Money experts see rise in tax rebates and co-financing

One sure sign that the indie pic market is in full swing again is when it’s tough to get any completion bonders, much less bankers, on the phone.

These financial players report they’ve got plenty of business to tend to this fall, with numerous independent productions trying to close financing to prepare for shoots in the first quarter of 2006.

“We’re clearly busier than last year,” says Steve Mangel, president and chief operations officer of Independent Film Guarantors, one of the leading completion bond companies. “Our number of films in the first three quarters is almost twice that it was over the same period in ’04.”

Mangel says the jump is noticeable in the lower end of the production spectrum, with budgets spanning between $2 million and $15 million.

“The bulk of what we do is in the $5 million to $25 million range,” he says. And although films like Dean Devlin’s $60 million “Flyboys” was financed independently, finance folks say the $100 million-plus super- indies are increasingly rare. “We typically saw a few of those in the past,” says Mangel. “Now they’re fewer and far between.”

As studios reserve their production budgets for making and marketing tentpoles, more and more films in the midbudget range will be financed independently, notes Hal Sadoff, head of ICM’s new international and indie film division.

“Since the studios have to feed their huge worldwide distribution apparatus,” he says, “they have to look for films with outside financing to fill those slots.”

This also means the kinds of kudo contenders that fall outside the mega-budget model are being made more and more outside the studio system.

“Inevitably, those types of films — ‘Million Dollar Baby,’ ‘Hotel Rwanda,’ ‘Capote’ — are not those that a studio will greenlight on their own,” Sadoff adds.

“We’ve seen a steady progression of films being financed outside of the mainstream manner, as independent films rather than studio films,” agrees Kurt Woolner, of guarantor Film Finances. “More films are being tailored to shoot in locations outside of the U.S. to capitalize on subsidies and soft money.”

Woolner points to two films Film Finances recently bonded, both period pictures set in Los Angeles: Robert Towne’s “Ask the Dust,” which lensed in South Africa, and Brian De Palma’s “Black Dahlia,” which shot in Bulgaria.

“It’s the same story,” he says. “They were both put together in a manner to maximize their money,” using foreign tax shelters and overseas coin.

“If you’re looking for a trend, take a look at the rise in co-financing, coupled with shooting outside the U.S. to take advantage of tax subsidies,” echoes Natexis Banque’s Bennett Pozil, who handled such bonded pics as the Toronto-shot vidgame adaptation “Silent Hill,” a partnership between Samuel Hadida’s Davis Film and Focus Intl.; and “Shopgirl,” a co-financing arrangement between Hyde Park and Disney.
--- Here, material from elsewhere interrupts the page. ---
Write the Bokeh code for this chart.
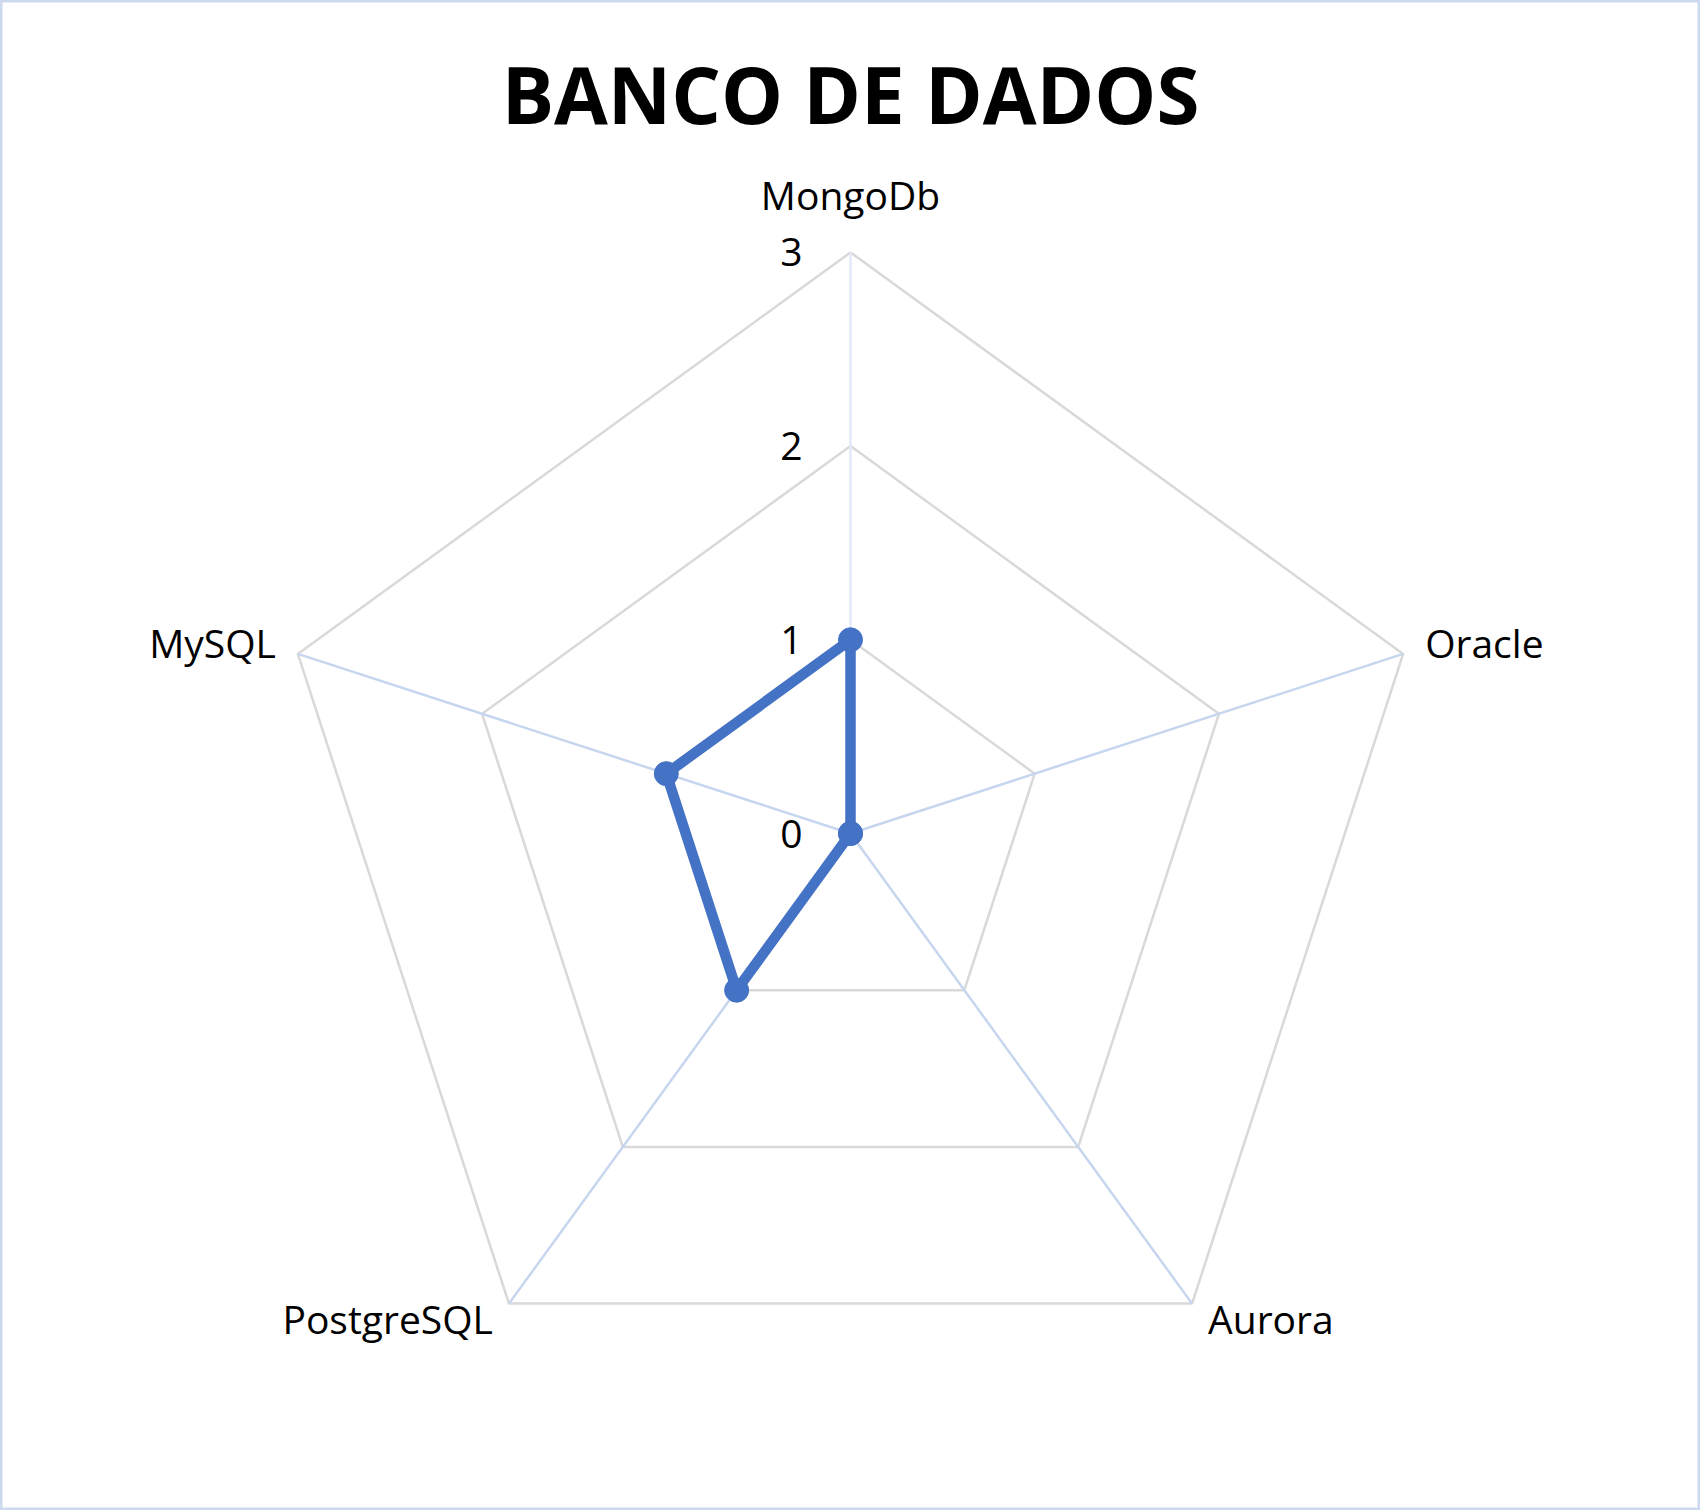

Michael Ohoven, CEO of Infinity Media, says some sort of studio participation is often key. For “Capote,” the under-$10 million Oscar buzz pic he produced along with Infinity partner William Vince and Caroline Baron, Ohoven says the film was financed through equity, Canadian tax credits and a negative pickup by United Artists.

“A little while ago, you didn’t have to have the studio involved, but nowadays,” he says, with presales leveling out and German funds disappearing, “you need your soft money and you need your studio deals.”

Changes in financing opportunities in Germany of late and the uncertainty in the U.K.’s tax structures also have created a void, says ICB Entertainment Finance co-managing director David Hutkin, that has been filled by U.S.-based equity (“whether hedge-fund money or straight-ahead equity”) and new state tax incentives like those in Louisiana, New Mexico, North Carolina, Pennsylvania and New York.

But Fred Milstein, prexy of boutique bond company Cine Finance, says the growth of the independent business lies abroad.

“European productions continue to grow, and Asia is a developing market for us,” he says, citing the new Jet Li actioner his firm has recently bonded.

Jonathan Wolf, exec VP of IFTA and managing director of the AFM, agrees. With the expansion of filmed entertainment globally, from local soap operas to TV programming, he says numerous countries are now taking the next step to feature filmmaking.

“At this year’s AFM, there are first-time exhibitors from 24 different countries. That, to me, indicates that this growth is very widespread, and not just in one region of the world or linked to one type of incentive,” he notes.

And a greater sophistication in the world market has created a stronger independent scene, argues ICB’s Hutkin. “There continues to be a flight to quality,” he says. “When I first started, sales were made in every territory, and we were just putting films through the mill. But today, there are films that do not sell in every territory.

“It’s partly what’s attracting the equity and more studio guys into the indie world,” continues Hutkin. “I think they see that the films have a better chance of doing well, be it Oscar nominations or box office. It’s much healthier than it used to be.”